■ **WHAT IS EXPECTED**: Write the records below out in full, character for character, with no pictures.

==== MATERIAL PROVIDED

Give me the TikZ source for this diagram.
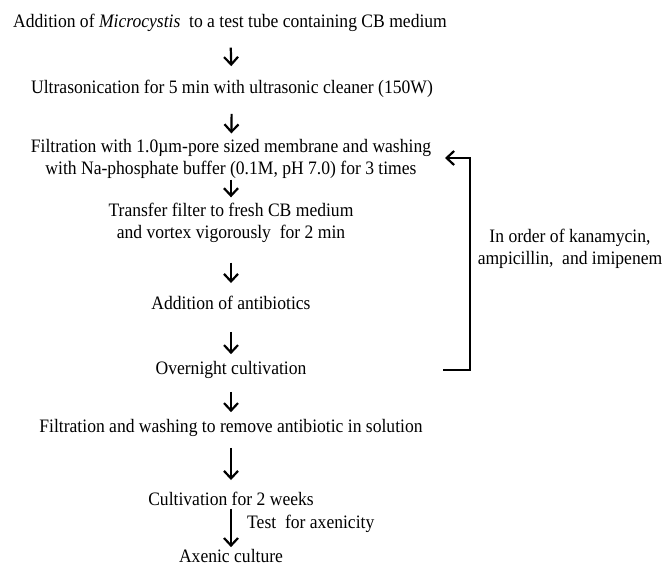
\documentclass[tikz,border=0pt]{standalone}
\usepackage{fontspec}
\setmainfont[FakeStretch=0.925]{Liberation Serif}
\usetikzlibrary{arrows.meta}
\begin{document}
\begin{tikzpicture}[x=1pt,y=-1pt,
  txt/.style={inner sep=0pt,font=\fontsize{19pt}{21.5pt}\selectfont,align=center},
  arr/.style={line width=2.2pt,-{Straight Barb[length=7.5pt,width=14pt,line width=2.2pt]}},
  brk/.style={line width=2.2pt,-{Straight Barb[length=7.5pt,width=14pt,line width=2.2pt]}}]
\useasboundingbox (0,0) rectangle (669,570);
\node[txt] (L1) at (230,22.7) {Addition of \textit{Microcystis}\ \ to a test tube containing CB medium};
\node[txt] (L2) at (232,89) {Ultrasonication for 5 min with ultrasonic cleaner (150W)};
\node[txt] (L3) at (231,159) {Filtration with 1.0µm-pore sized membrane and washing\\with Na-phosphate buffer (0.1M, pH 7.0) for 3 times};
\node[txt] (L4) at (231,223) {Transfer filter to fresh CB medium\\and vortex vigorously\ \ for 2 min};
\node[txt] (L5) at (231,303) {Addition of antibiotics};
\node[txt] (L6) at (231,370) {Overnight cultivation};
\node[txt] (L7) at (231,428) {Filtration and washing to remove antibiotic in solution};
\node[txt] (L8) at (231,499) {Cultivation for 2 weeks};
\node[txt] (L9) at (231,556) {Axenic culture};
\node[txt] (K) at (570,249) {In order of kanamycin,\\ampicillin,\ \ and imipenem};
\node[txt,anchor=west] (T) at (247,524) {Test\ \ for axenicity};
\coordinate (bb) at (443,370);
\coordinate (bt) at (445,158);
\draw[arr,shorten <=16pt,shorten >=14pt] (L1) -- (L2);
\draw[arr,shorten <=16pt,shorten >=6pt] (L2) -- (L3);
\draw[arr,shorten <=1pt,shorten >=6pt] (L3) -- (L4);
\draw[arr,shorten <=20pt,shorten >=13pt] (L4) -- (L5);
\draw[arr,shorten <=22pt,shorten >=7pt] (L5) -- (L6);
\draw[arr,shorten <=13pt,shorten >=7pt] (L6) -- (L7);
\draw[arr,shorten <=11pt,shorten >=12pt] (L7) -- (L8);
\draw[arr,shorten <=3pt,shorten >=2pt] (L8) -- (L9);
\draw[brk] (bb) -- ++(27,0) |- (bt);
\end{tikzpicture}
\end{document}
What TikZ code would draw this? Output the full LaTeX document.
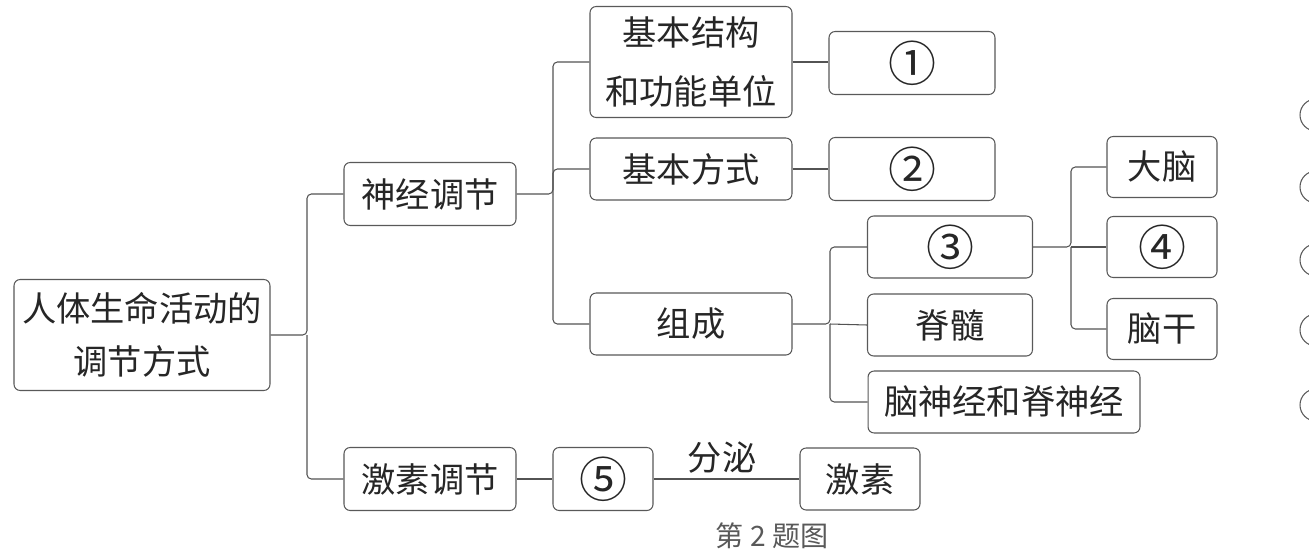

========

■ **EXERCISE RESULT**:
Give me the TikZ source for this diagram.
\documentclass[tikz,border=0pt]{standalone}
\usepackage{fontspec}
\setmainfont[FakeStretch=0.925]{Liberation Serif}
\usetikzlibrary{arrows.meta}
\begin{document}
\begin{tikzpicture}[x=1pt,y=-1pt,
  txt/.style={inner sep=0pt,font=\fontsize{19pt}{21.5pt}\selectfont,align=center},
  arr/.style={line width=2.2pt,-{Straight Barb[length=7.5pt,width=14pt,line width=2.2pt]}},
  brk/.style={line width=2.2pt,-{Straight Barb[length=7.5pt,width=14pt,line width=2.2pt]}}]
\useasboundingbox (0,0) rectangle (669,570);
\node[txt] (L1) at (230,22.7) {Addition of \textit{Microcystis}\ \ to a test tube containing CB medium};
\node[txt] (L2) at (232,89) {Ultrasonication for 5 min with ultrasonic cleaner (150W)};
\node[txt] (L3) at (231,159) {Filtration with 1.0µm-pore sized membrane and washing\\with Na-phosphate buffer (0.1M, pH 7.0) for 3 times};
\node[txt] (L4) at (231,223) {Transfer filter to fresh CB medium\\and vortex vigorously\ \ for 2 min};
\node[txt] (L5) at (231,303) {Addition of antibiotics};
\node[txt] (L6) at (231,370) {Overnight cultivation};
\node[txt] (L7) at (231,428) {Filtration and washing to remove antibiotic in solution};
\node[txt] (L8) at (231,499) {Cultivation for 2 weeks};
\node[txt] (L9) at (231,556) {Axenic culture};
\node[txt] (K) at (570,249) {In order of kanamycin,\\ampicillin,\ \ and imipenem};
\node[txt,anchor=west] (T) at (247,524) {Test\ \ for axenicity};
\coordinate (bb) at (443,370);
\coordinate (bt) at (445,158);
\draw[arr,shorten <=16pt,shorten >=14pt] (L1) -- (L2);
\draw[arr,shorten <=16pt,shorten >=6pt] (L2) -- (L3);
\draw[arr,shorten <=1pt,shorten >=6pt] (L3) -- (L4);
\draw[arr,shorten <=20pt,shorten >=13pt] (L4) -- (L5);
\draw[arr,shorten <=22pt,shorten >=7pt] (L5) -- (L6);
\draw[arr,shorten <=13pt,shorten >=7pt] (L6) -- (L7);
\draw[arr,shorten <=11pt,shorten >=12pt] (L7) -- (L8);
\draw[arr,shorten <=3pt,shorten >=2pt] (L8) -- (L9);
\draw[brk] (bb) -- ++(27,0) |- (bt);
\end{tikzpicture}
\end{document}
What TikZ code would draw this? Output the full LaTeX document.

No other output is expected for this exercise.